La familia de Mariano nos trató como saben los salvadoreños, con abrazos cálidos, aguas frescas y la bondad a flor de piel. Con Noe nos mirábamos y sonreíamos. Aruma, de brazos en brazos, hacía reír a las mujeres de la casa. Las manos no alcanzaron para bajar frutos y frutas de los árboles. Nos chorreamos con el marañón que ganó por goleada y las risas degustaron la tarde.
Mariano por fin consiguió hablar con Oscar, el director de la escuela, que llegó echando polvo junto a Paty, una hermosa maestra. La noche dijo presente y nuestro hotel, por tres noches, fue el patio del colegio. Pero aún la tarde daba guerra y aprovechamos para comernos unas pupusas y ponernos al día.
Unos mil alumnos escuchan en la primera hora del lunes al director, que desde un escenario cuenta del panorama de la escuela y del torneo intramuros que se viene. Niños y adolescentes de primaria y secundaria lo oyen casi atentamente. Aruma está en su salsa. Se alegra con cada niño que ve, saluda desde la carriola como si fuese la reina de la primavera, ríe y grita. El director nos presenta y nos invita a subir. De chanclas y short de Douglas agarro el micrófono y agradezco. Luego, un joven que cursa su último año me encara con mucho respeto: “Acá nadie se hubiera atrevido a subir al escenario así vestido”. Pido disculpas que no hacen falta. Comenzamos los talleres con los chicos de quinto grado primero y luego de sexto. A la tarde les toca a los de cuarto. Elegimos esta vez realizar dos jornadas con cada grupo para llegar a profundizar más sobre este arte milenario. Además, aquí las patas de gallo emergen como la generosidad. El Delfín se transforma en el sitio turístico que no hay que perderse y como anda medio chanfleado, pedimos que se suban de a dos, y que esquiven el primer escalón que se nos está por caer. Afuera, se erige un puestito de comida, donde tenemos vía libre y nos llenamos de frijoles, pupusas y de noticias horribles que cocinan los diarios. Contra todos los pronósticos, en este “peligroso” Salvador nos sentimos más queridos, cuidados, y mimados que nunca. Los adjetivos no alcanzan –o los desconocemos– para describir a su gente. Fuimos los Rolling Stones esos días en la escuela. Nos ofrecieron y convidaron de todo y hasta un mecánico se vino en bicicleta para chekar la batería que no retiene la carga.

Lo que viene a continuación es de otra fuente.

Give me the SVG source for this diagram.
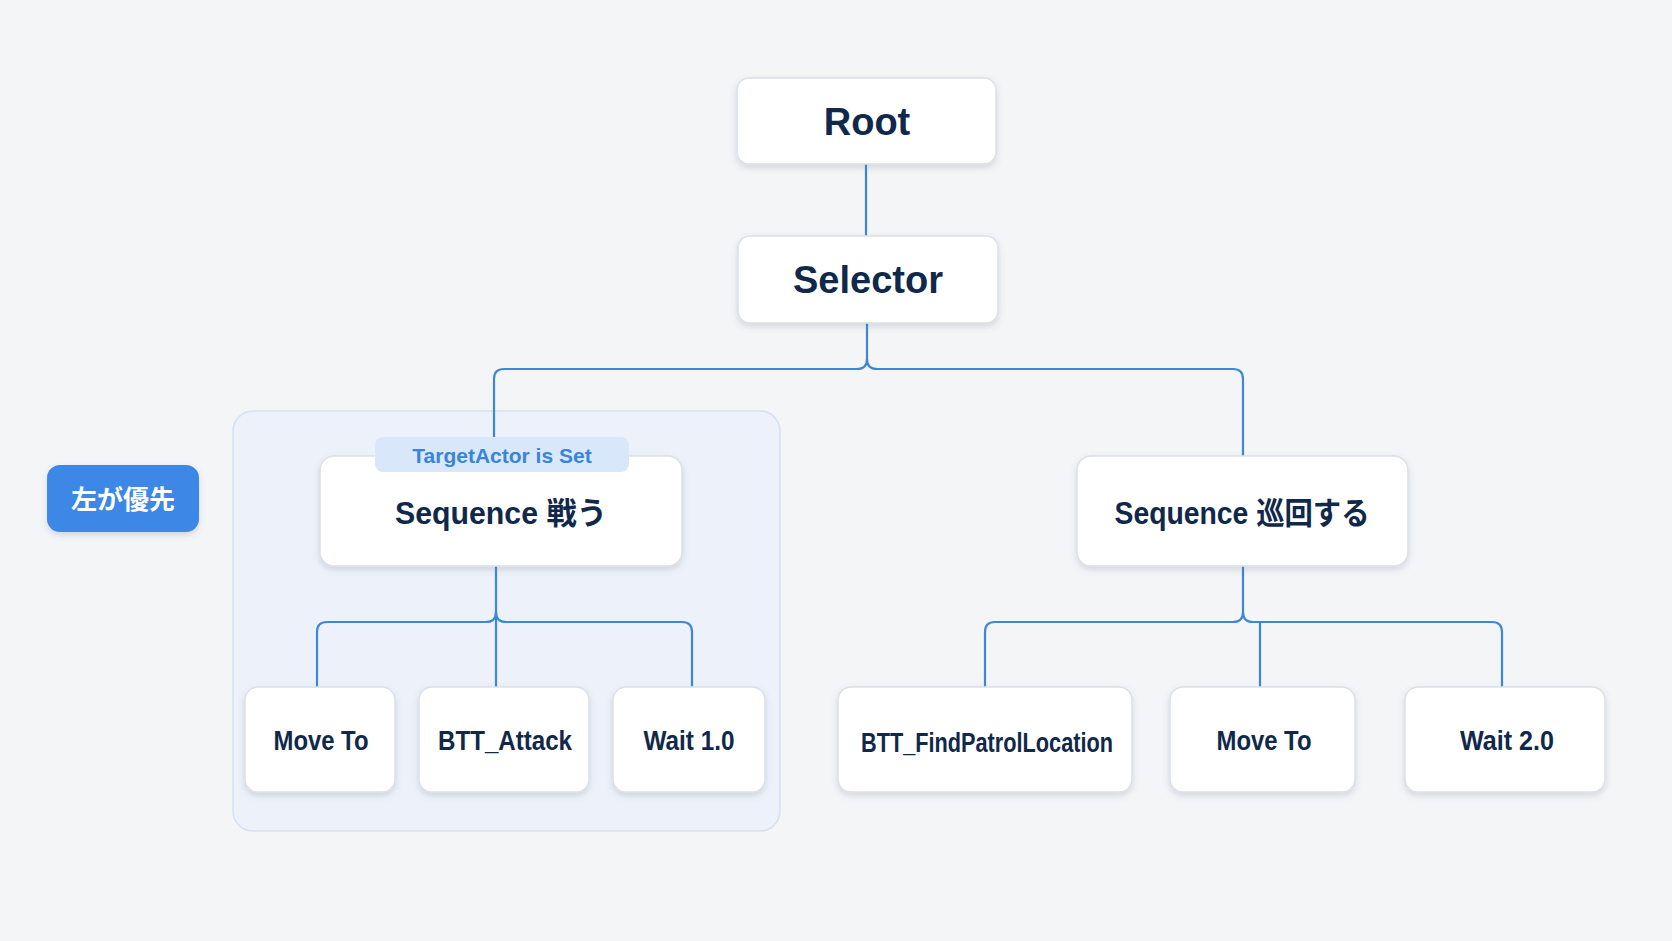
<svg xmlns="http://www.w3.org/2000/svg" width="1672" height="941" viewBox="0 0 1672 941">
<defs>
<filter id="sh" x="-20%" y="-20%" width="140%" height="150%">
<feDropShadow dx="0" dy="3" stdDeviation="3" flood-color="#5a6a80" flood-opacity="0.22"/>
</filter>
<style>
.node{fill:#ffffff;stroke:#dce1e7;stroke-width:1.5;filter:url(#sh)}
.t{font-family:"Liberation Sans","Noto Sans CJK JP",sans-serif;font-weight:700;fill:#10284a;text-anchor:middle}
.big{font-size:38px}
.mid{font-size:31px}
.leaf{font-size:27px}
.con{fill:none;stroke:#3d86d8;stroke-width:2.2;stroke-linecap:round;stroke-linejoin:round}
</style>
</defs>
<rect x="0" y="0" width="1672" height="941" fill="#f4f5f7"/>

<g id="group-fight">
<rect x="233" y="411" width="547" height="420" rx="20" fill="#edf2fa" stroke="#d3e1f3" stroke-width="1.5"/>
</g>

<g id="connectors">
<path class="con" d="M866 164 L866 236"/>
<path class="con" d="M867 323 L867 359 Q867 369 857 369 L504 369 Q494 369 494 379 L494 437"/>
<path class="con" d="M867 359 Q867 369 877 369 L1233 369 Q1243 369 1243 379 L1243 456"/>
<path class="con" d="M496 566 L496 687"/>
<path class="con" d="M496 612 Q496 622 486 622 L327 622 Q317 622 317 632 L317 687"/>
<path class="con" d="M496 612 Q496 622 506 622 L682 622 Q692 622 692 632 L692 687"/>
<path class="con" d="M1243 566 L1243 612 Q1243 622 1233 622 L995 622 Q985 622 985 632 L985 687"/>
<path class="con" d="M1243 612 Q1243 622 1253 622 L1492 622 Q1502 622 1502 632 L1502 687"/>
<path class="con" d="M1260 622 L1260 687"/>
</g>

<g id="node-root">
<rect class="node" x="737" y="78" width="259" height="86" rx="12"/>
<text class="t big" x="867" y="135">Root</text>
</g>

<g id="node-selector">
<rect class="node" x="738" y="236" width="260" height="87" rx="12"/>
<text class="t big" x="868" y="293">Selector</text>
</g>

<g id="node-seq-fight">
<rect class="node" x="320" y="456" width="362" height="110" rx="14"/>
<text class="t mid" x="501" y="524" textLength="212" lengthAdjust="spacingAndGlyphs">Sequence 戦う</text>
</g>

<g id="decorator-target">
<rect x="375" y="437" width="254" height="35" rx="8" fill="#d9e7fa"/>
<text x="502" y="463" font-family="Liberation Sans, sans-serif" font-weight="700" font-size="21" fill="#3a84da" text-anchor="middle">TargetActor is Set</text>
</g>

<g id="node-seq-patrol">
<rect class="node" x="1077" y="456" width="331" height="110" rx="14"/>
<text class="t mid" x="1242" y="524" textLength="255" lengthAdjust="spacingAndGlyphs">Sequence 巡回する</text>
</g>

<g id="node-moveto-1">
<rect class="node" x="245" y="687" width="150" height="105" rx="13"/>
<text class="t leaf" x="321" y="750" textLength="95" lengthAdjust="spacingAndGlyphs">Move To</text>
</g>

<g id="node-attack">
<rect class="node" x="419" y="687" width="170" height="105" rx="13"/>
<text class="t leaf" x="505" y="750" textLength="134" lengthAdjust="spacingAndGlyphs">BTT_Attack</text>
</g>

<g id="node-wait-1">
<rect class="node" x="613" y="687" width="152" height="105" rx="13"/>
<text class="t leaf" x="689" y="750" textLength="91" lengthAdjust="spacingAndGlyphs">Wait 1.0</text>
</g>

<g id="node-findpatrol">
<rect class="node" x="838" y="687" width="294" height="105" rx="13"/>
<text class="t leaf" x="987" y="752" textLength="252" lengthAdjust="spacingAndGlyphs">BTT_FindPatrolLocation</text>
</g>

<g id="node-moveto-2">
<rect class="node" x="1170" y="687" width="185" height="105" rx="13"/>
<text class="t leaf" x="1264" y="750" textLength="95" lengthAdjust="spacingAndGlyphs">Move To</text>
</g>

<g id="node-wait-2">
<rect class="node" x="1405" y="687" width="200" height="105" rx="13"/>
<text class="t leaf" x="1507" y="750" textLength="94" lengthAdjust="spacingAndGlyphs">Wait 2.0</text>
</g>

<g id="badge-left-priority">
<rect x="47" y="465" width="152" height="67" rx="13" fill="#3d87e6" filter="url(#sh)"/>
<text x="123" y="509" font-family="Noto Sans CJK JP, sans-serif" font-weight="700" font-size="26" fill="#ffffff" text-anchor="middle">左が優先</text>
</g>
</svg>
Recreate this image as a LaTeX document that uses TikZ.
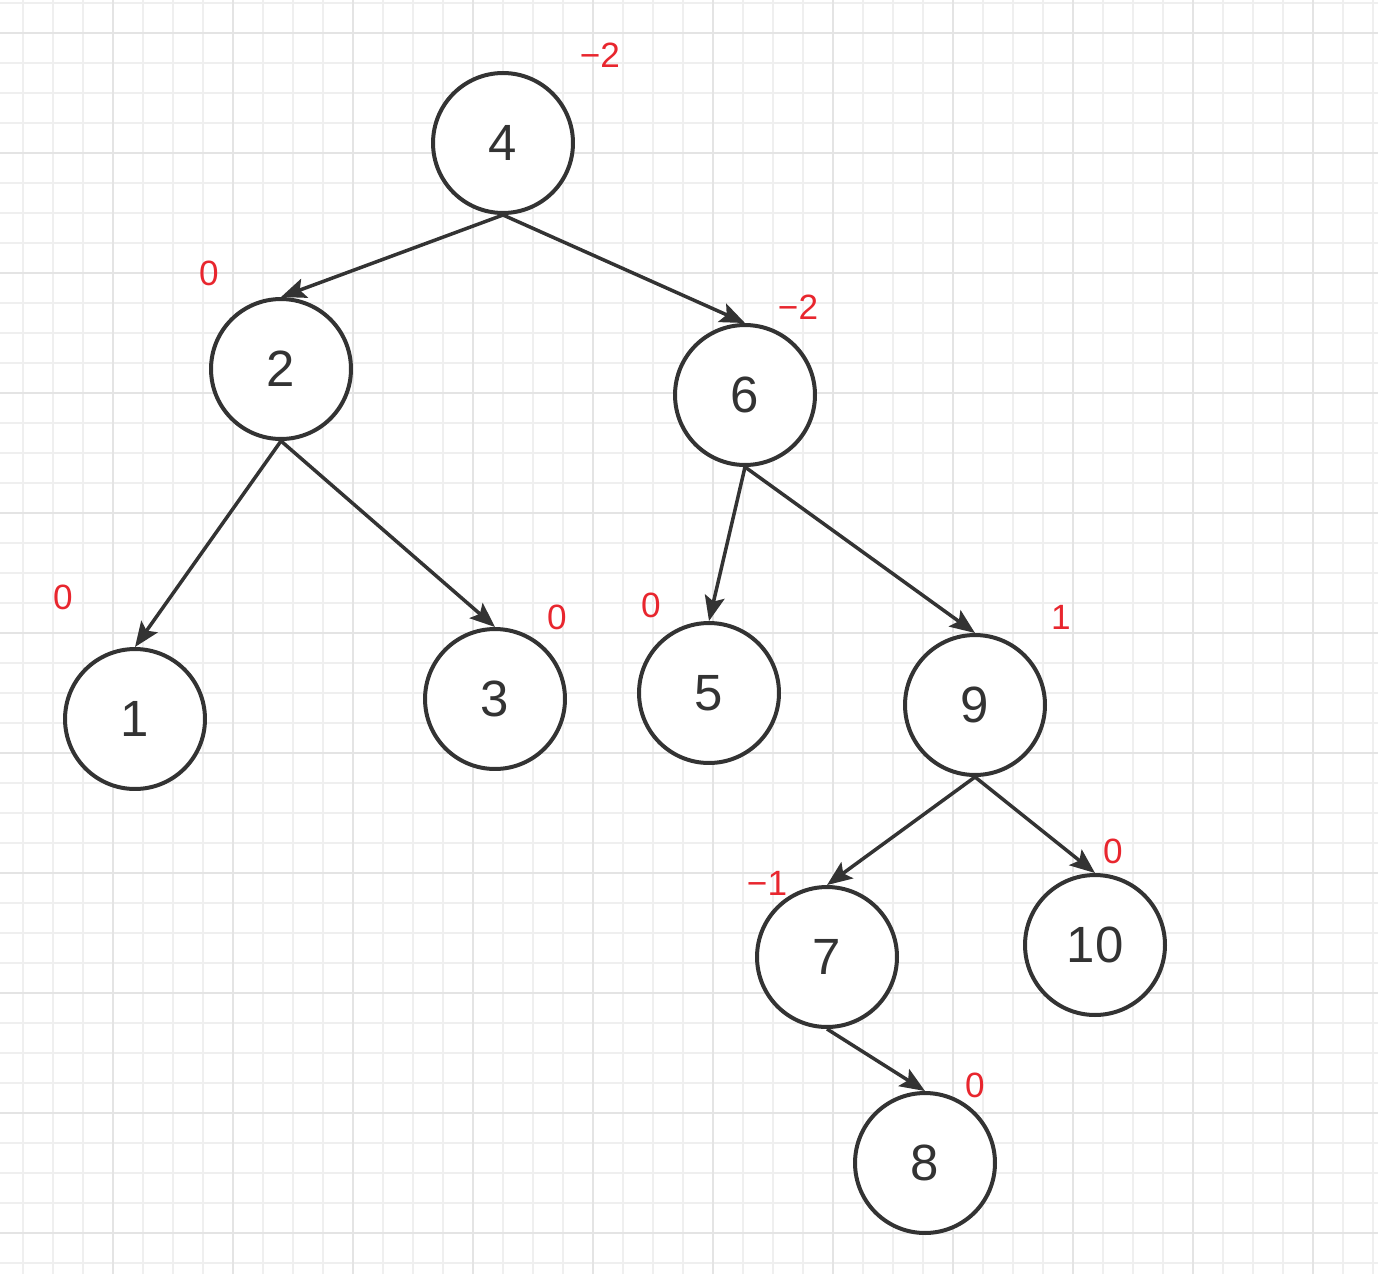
\documentclass[tikz,border=0pt]{standalone}
\usepackage{fontspec}
\setmainfont{Liberation Sans}
\usepackage{tikz}
\usetikzlibrary{
	arrows.meta,
	positioning
}
\usepackage{xcolor}
\definecolor{gridminor}{HTML}{EFEFEF}
\definecolor{gridmajor}{HTML}{E4E4E4}
\definecolor{edgegray}{HTML}{333333}
\definecolor{bfred}{HTML}{E8262E}

\begin{document}
\begin{tikzpicture}[x=0.02cm,y=-0.02cm,
		treenode/.style={circle, draw=edgegray, line width=0.08cm, fill=white,
			minimum size=2.8cm, inner sep=0pt, font=\fontsize{29}{29}\selectfont, text=edgegray},
		bflabel/.style={text=bfred, font=\fontsize{20}{20}\selectfont, inner sep=0pt},
		treeedge/.style={draw=edgegray, line width=0.07cm,
			-{Stealth[length=0.5cm,width=0.4cm,inset=0.1cm]}},
		gridline/.style={draw=gridminor, line width=0.035cm},
		gridbold/.style={draw=gridmajor, line width=0.045cm}
	]
		
		\useasboundingbox (0,0) rectangle (1378,1274);
		\fill[white] (0,0) rectangle (1378,1274);
		
		% grid
		\foreach \gx in {23,53,...,1373}
		\draw[gridline] (\gx,0) -- (\gx,1274);
		\foreach \gy in {3,33,...,1263}
		\draw[gridline] (0,\gy) -- (1378,\gy);
		\foreach \gx in {113,233,...,1373}
		\draw[gridbold] (\gx,0) -- (\gx,1274);
		\foreach \gy in {33,153,...,1233}
		\draw[gridbold] (0,\gy) -- (1378,\gy);
		
		% tree
		\node[treenode] (n4) at (503,143) {4};
		\node[treenode] (n2) at (281,369) {2};
		\node[treenode] (n6) at (745,395) {6};
		\node[treenode] (n1) at (135,719) {1};
		\node[treenode] (n3) at (495,699) {3};
		\node[treenode] (n5) at (709,693) {5};
		\node[treenode] (n9) at (975,705) {9};
		\node[treenode] (n7) at (827,957) {7};
		\node[treenode] (n10) at (1095,945) {10};
		\node[treenode] (n8) at (925,1163) {8};
		
		\draw[treeedge] (n4.south) -- (n2.north);
		\draw[treeedge] (n4.south) -- (n6.north);
		\draw[treeedge] (n2.south) -- (n1.north);
		\draw[treeedge] (n2.south) -- (n3.north);
		\draw[treeedge] (n6.south) -- (n5.north);
		\draw[treeedge] (n6.south) -- (n9.north);
		\draw[treeedge] (n9.south) -- (n7.north);
		\draw[treeedge] (n9.south) -- (n10.north);
		\draw[treeedge] (n7.south) -- (n8.north);
		
		% balance factors
		\node[bflabel] (b4) at (600,55) {−2};
		\node[bflabel] (b2) at (209,273) {0};
		\node[bflabel] (b6) at (798,307) {−2};
		\node[bflabel] (b1) at (63,597) {0};
		\node[bflabel] (b3) at (557,617) {0};
		\node[bflabel] (b5) at (651,605) {0};
		\node[bflabel] (b9) at (1061,617) {1};
		\node[bflabel] (b10) at (1113,851) {0};
		\node[bflabel] (b7) at (767,883) {−1};
		\node[bflabel] (b8) at (975,1085) {0};
		
	\end{tikzpicture}
\end{document}
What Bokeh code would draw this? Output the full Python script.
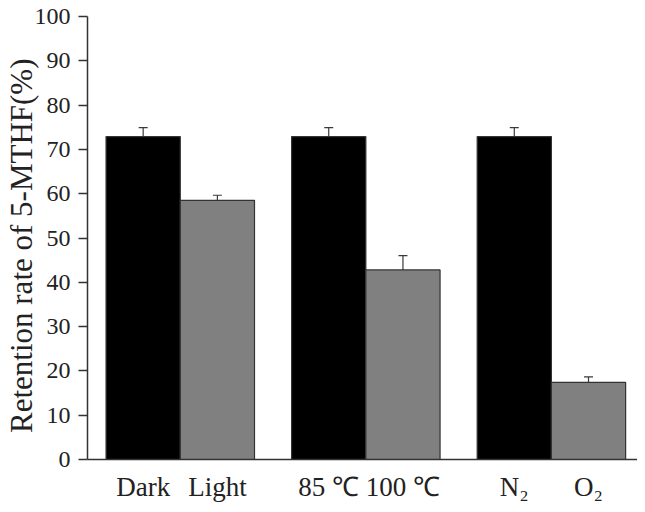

Con la llegada de la caña de azúcar las brisas dijeron adiós y ahora vuelan cenizas que como nieve ensucian la bañadera de Aruma, zambullida por tercera vez en lo que va de la tarde. El calor es descomunal –aunque Nicaragua nos diga que ese sol es un bebé de pecho– pero ahora la sala de computación se vuelve nuestra habitación. Dos aires acondicionados refrigeran los sueños de Aru, que por primera vez clava seis horas ininterrumpidas. Continuamos con los talleres y los hilos vuelven sucios, mordidos, mojados. Vuelven usados y eso está bueno. Hacemos figuras complicadas y van saliendo. Los más chicos reclaman su turno, luego de que sus hermanos y amigos más grandes les presuman las figuras en el recreo. Falta otra noche pero traicionamos a la escuela y nos vamos con la familia de Mariano. Llegamos de tardecita ya noche pero falta el papá, una hermana, un cuñado. Continúan trabajando y la pasta se enfría. Finalmente van llegando, con un cansancio enorme cargado sobre sus espaldas. Compartimos la cena, contamos anécdotas, escuchamos sus sueños y sus miedos. Y antes de lo pensado nos despedimos. No es que nos estén echando, es que no hay que darle soga al reloj. La chamba comienza mucho antes que despierte el sol.